Still, Walden's cultural and historical significance make it a high-profile case study of cultural eutrophication. That term refers to the way human activity speeds up the natural process by which a body of water becomes enriched in chemical deposits -- like detergents, fertilizers, or in the case of Walden Pond, the phosphorus found in urine -- that stimulate the growth of aquatic plant life. 

"That unique link makes the science far more interesting to a wide audience, and also to me," Stager said. "In the century and a half since Thoreau and his transcendentalist colleagues wrote of humanity as somehow separate from nature, we've become a force of nature in our own right, powerful enough to change the chemistry and temperature of the atmosphere and the ecology of lakes and ponds worldwide."

nitella-crop

A handful of the bottom-dwelling "Nitella" that helps to trap phosphorus on the pond bed where the water-clouding algae of the plankton can't reach it.

Curt Stager

Since Thoreau's time, the area around Walden Pond has housed a wood lot, an amusement park in the late 1800s, and a county park after 1922. In 1975, the area was designated a Massachusetts State Reservation.
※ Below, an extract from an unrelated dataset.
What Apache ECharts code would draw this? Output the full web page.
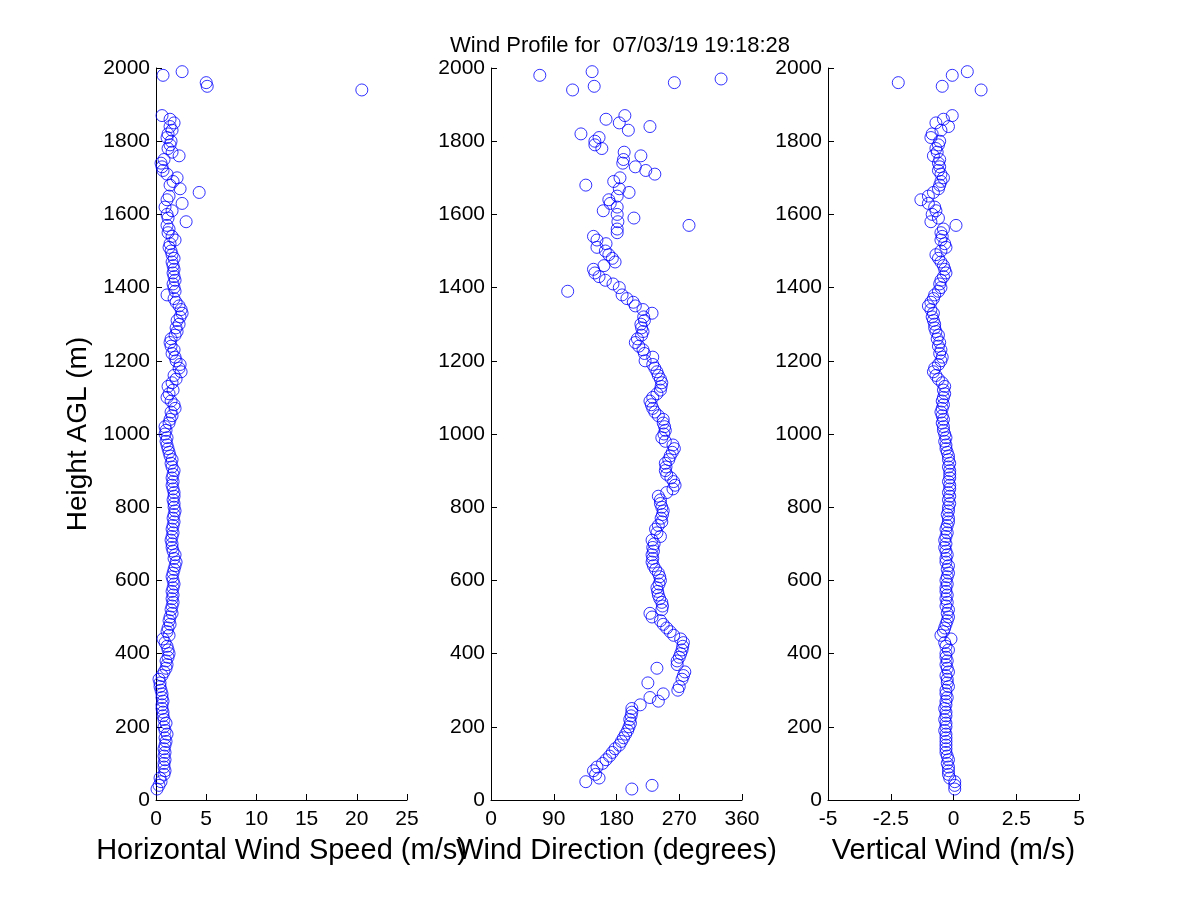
<!DOCTYPE html>
<html>
<head>
<meta charset="utf-8">
<title>Wind Profile</title>
<script src="https://cdn.jsdelivr.net/npm/echarts@6/dist/echarts.min.js"></script>
<style>
  html, body { margin: 0; padding: 0; background: #fff; }
  #main { width: 1200px; height: 900px; }
</style>
</head>
<body>
<div id="main"></div>
<script>
// heights above ground (m)
const HEIGHTS = [
  30, 40, 50, 60, 70, 80, 90, 100, 110, 120,
  130, 140, 150, 160, 170, 180, 190, 200, 210, 220,
  230, 240, 250, 260, 270, 280, 290, 300, 310, 320,
  330, 340, 350, 360, 370, 380, 390, 400, 410, 420,
  430, 440, 450, 460, 470, 480, 490, 500, 510, 520,
  530, 540, 550, 560, 570, 580, 590, 600, 610, 620,
  630, 640, 650, 660, 670, 680, 690, 700, 710, 720,
  730, 740, 750, 760, 770, 780, 790, 800, 810, 820,
  830, 840, 850, 860, 870, 880, 890, 900, 910, 920,
  930, 940, 950, 960, 970, 980, 990, 1000, 1010, 1020,
  1030, 1040, 1050, 1060, 1070, 1080, 1090, 1100, 1110, 1120,
  1130, 1140, 1150, 1160, 1170, 1180, 1190, 1200, 1210, 1220,
  1230, 1240, 1250, 1260, 1270, 1280, 1290, 1300, 1310, 1320,
  1330, 1340, 1350, 1360, 1370, 1380, 1390, 1400, 1410, 1420,
  1430, 1440, 1450, 1460, 1470, 1480, 1490, 1500, 1510, 1520,
  1530, 1540, 1550, 1560, 1570, 1580, 1590, 1600, 1610, 1620,
  1630, 1640, 1650, 1660, 1670, 1680, 1690, 1700, 1710, 1720,
  1730, 1740, 1750, 1760, 1770, 1780, 1790, 1800, 1810, 1820,
  1830, 1840, 1850, 1860, 1870,
  1940, 1950, 1960, 1970, 1980, 1990
];

// horizontal wind speed (m/s), '-' = no value
const SPEED = [
  0.1, 0.3, 0.5, 0.4, 0.8, 0.9, 0.8, 0.8, 0.9, 0.8,
  0.9, 0.8, 0.9, 1.0, 0.9, 1.1, 0.9, 0.8, 1.0, 0.8,
  0.7, 0.7, 0.6, 0.6, 0.7, 0.6, 0.6, 0.5, 0.4, 0.4,
  0.3, 0.6, 0.8, 1.0, 1.1, 1.0, 1.2, 1.3, 1.2, 1.1,
  0.9, 0.7, 1.3, 1.1, 1.2, 1.4, 1.3, 1.4, 1.6, 1.5,
  1.6, 1.7, 1.6, 1.7, 1.6, 1.7, 1.8, 1.7, 1.6, 1.7,
  1.8, 1.9, 2.0, 1.8, 1.9, 1.7, 1.6, 1.6, 1.5, 1.6,
  1.7, 1.6, 1.7, 1.8, 1.7, 1.8, 1.9, 1.8, 1.8, 1.7,
  1.8, 1.8, 1.7, 1.6, 1.7, 1.6, 1.7, 1.8, 1.6, 1.5,
  1.6, 1.4, 1.3, 1.2, 1.1, 1.0, 1.1, 0.9, 1.0, 0.9,
  1.3, 1.4, 1.6, 1.5, 1.9, 1.8, 1.5, 1.1, 1.3, 1.7,
  1.2, 1.6, 2.0, 1.8, 2.5, 2.3, 2.4, 2.0, 1.9, 1.6,
  1.8, 1.5, 1.4, 1.5, 1.9, 2.1, 2.0, 2.3, 2.1, 2.4,
  2.6, 2.5, 2.3, 2.0, 1.8, 1.1, 1.9, 1.8, 1.7, 1.9,
  1.8, 1.7, 1.8, 1.7, 1.6, 1.8, 1.6, 1.5, 1.3, 1.4,
  1.9, 1.6, 1.2, 1.3, 1.1, 3.0, 1.2, 1.1, 1.6, 0.9,
  2.6, 1.1, 1.3, 4.3, 2.4, 1.4, 1.7, 2.1, 1.1, 0.7,
  0.6, 0.5, 0.8, 2.3, 1.6, 1.2, 1.4, 1.5, 1.1, 1.2,
  1.6, 1.4, 1.8, 1.4, 0.6,
  20.5, 5.1, 5.0, '-', 0.7, 2.6
];

// wind direction (degrees)
const DIRECTION = [
  202, 231, 136, 155, 150, 147, 152, 160, 165, 170,
  174, 178, 184, 187, 190, 193, 196, 198, 200, 199,
  201, 202, 202, 214, 240, 228, 247, 268, 270, 225,
  274, 276, 278, 238, 267, 267, 270, 272, 274, 275,
  276, 272, 262, 257, 252, 247, 243, 231, 228, 245,
  246, 245, 242, 240, 239, 238, 241, 243, 242, 240,
  236, 233, 231, 232, 231, 233, 232, 234, 231, 243,
  238, 236, 240, 245, 244, 246, 247, 245, 243, 243,
  240, 252, 261, 264, 262, 258, 252, 250, 251, 250,
  255, 257, 260, 263, 261, 250, 245, 248, 250, 249,
  247, 247, 240, 235, 232, 230, 228, 232, 238, 243,
  244, 245, 243, 240, 238, 235, 232, 221, 232, 220,
  218, 212, 207, 210, 216, 218, 216, 215, 220, 219,
  231, 218, 207, 204, 195, 188, 110, 184, 175, 164,
  155, 149, 147, 162, 178, 174, 169, 164, 152, 165,
  152, 147, 181, 181, 284, 182, 205, 181, 161, 181,
  171, 169, 181, 198, 184, 136, 176, 185, 235, 222,
  207, 189, 190, 215, 191, 159, 149, 149, 155, 129,
  197, 228, 184, 165, 192,
  117, 148, 263, 330, 70, 145
];

// vertical wind (m/s), '-' = no value
const VERTICAL = [
  0.05, 0.05, 0.05, -0.15, -0.2, -0.2, -0.2, -0.25, -0.2, -0.25,
  -0.3, -0.3, -0.3, -0.3, -0.3, -0.3, -0.35, -0.3, -0.3, -0.35,
  -0.3, -0.3, -0.35, -0.3, -0.3, -0.25, -0.3, -0.3, -0.2, -0.25,
  -0.25, -0.3, -0.2, -0.25, -0.3, -0.25, -0.3, -0.3, -0.2, -0.3,
  -0.35, -0.1, -0.5, -0.4, -0.35, -0.3, -0.25, -0.2, -0.25, -0.2,
  -0.3, -0.25, -0.3, -0.25, -0.3, -0.3, -0.25, -0.3, -0.25, -0.2,
  -0.25, -0.2, -0.3, -0.3, -0.25, -0.3, -0.35, -0.3, -0.35, -0.3,
  -0.25, -0.3, -0.25, -0.2, -0.2, -0.25, -0.2, -0.2, -0.15, -0.2,
  -0.15, -0.2, -0.15, -0.15, -0.2, -0.15, -0.15, -0.15, -0.2, -0.15,
  -0.2, -0.2, -0.25, -0.3, -0.3, -0.35, -0.3, -0.35, -0.4, -0.4,
  -0.45, -0.4, -0.45, -0.5, -0.45, -0.4, -0.45, -0.4, -0.35, -0.4,
  -0.35, -0.45, -0.6, -0.7, -0.8, -0.75, -0.6, -0.5, -0.45, -0.55,
  -0.5, -0.6, -0.55, -0.65, -0.6, -0.7, -0.75, -0.75, -0.8, -0.85,
  -0.8, -0.9, -1.0, -0.9, -0.8, -0.75, -0.6, -0.5, -0.55, -0.5,
  -0.4, -0.3, -0.35, -0.4, -0.5, -0.6, -0.7, -0.5, -0.3, -0.35,
  -0.5, -0.45, -0.5, -0.4, 0.1, -0.9, -0.6, -0.85, -0.7, -0.75,
  -1.0, -1.3, -1.0, -0.8, -0.6, -0.55, -0.5, -0.4, -0.5, -0.6,
  -0.55, -0.6, -0.55, -0.8, -0.65, -0.7, -0.6, -0.55, -0.9, -0.85,
  -0.5, -0.2, -0.7, -0.4, -0.05,
  1.1, -0.45, -2.2, '-', -0.05, 0.55
];

const TITLE = 'Wind Profile for  07/03/19 19:18:28';
const X_NAMES = ['Horizontal Wind Speed (m/s)', 'Wind Direction (degrees)', 'Vertical Wind (m/s)'];
const X_RANGES = [[0, 25, 5], [0, 360, 90], [-5, 5, 2.5]];

const FONT = '"Liberation Sans", Arial, sans-serif';
const GRID_LEFT = [156, 491, 828];

function pairs(values){
  const out = [];
  HEIGHTS.forEach((h, i) => {
    if (values[i] !== '-') out.push([values[i], h]);
  });
  return out;
}

const chart = echarts.init(document.getElementById('main'), null, {renderer: 'canvas'});

const axisCommon = {
  axisLine: {show: true, onZero: false, lineStyle: {color: '#000', width: 1}},
  axisTick: {show: true, inside: true, length: 6, lineStyle: {color: '#000'}},
  splitLine: {show: false},
  axisLabel: {color: '#000', fontSize: 21, fontFamily: FONT, formatter: v => String(v)}
};

chart.setOption({
  animation: false,
  backgroundColor: '#fff',
  title: {
    text: TITLE,
    left: 615,
    top: 30,
    textAlign: 'center',
    textStyle: {fontSize: 22, fontWeight: 'normal', color: '#000', fontFamily: FONT}
  },
  grid: GRID_LEFT.map(l => ({left: l, top: 68, width: 251, height: 732})),
  xAxis: X_RANGES.map((r, i) => Object.assign({}, axisCommon, {
    type: 'value',
    gridIndex: i,
    min: r[0],
    max: r[1],
    interval: r[2],
    name: X_NAMES[i],
    nameLocation: 'middle',
    nameGap: 36,
    nameTextStyle: {fontSize: 29, color: '#000', fontFamily: FONT},
    axisLabel: Object.assign({}, axisCommon.axisLabel, {margin: 9})
  })),
  yAxis: [0, 1, 2].map(i => Object.assign({}, axisCommon, {
    type: 'value',
    gridIndex: i,
    min: 0,
    max: 2000,
    interval: 200,
    name: i === 0 ? 'Height AGL (m)' : '',
    nameLocation: 'middle',
    nameGap: 64,
    nameTextStyle: {fontSize: 28, color: '#000', fontFamily: FONT},
    axisLabel: Object.assign({}, axisCommon.axisLabel, {margin: 6})
  })),
  series: [SPEED, DIRECTION, VERTICAL].map((vals, i) => ({
    type: 'scatter',
    xAxisIndex: i,
    yAxisIndex: i,
    symbol: 'circle',
    symbolSize: 12,
    itemStyle: {color: 'rgba(0,0,0,0)', borderColor: '#0000ff', borderWidth: 1},
    emphasis: {disabled: true},
    data: pairs(vals)
  }))
});
</script>
</body>
</html>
To step up Walden Pond conservation efforts, the authors of the paper published this week recommend lake managers pay closer attention to unseen allies like aquatic vegetation that helps trap phosphorus in the sediments, out of reach of the plankton. They also suggest swimmer-education programs or the construction of a separate swimming pool nearby to take some of the pressure off Thoreau's treasure.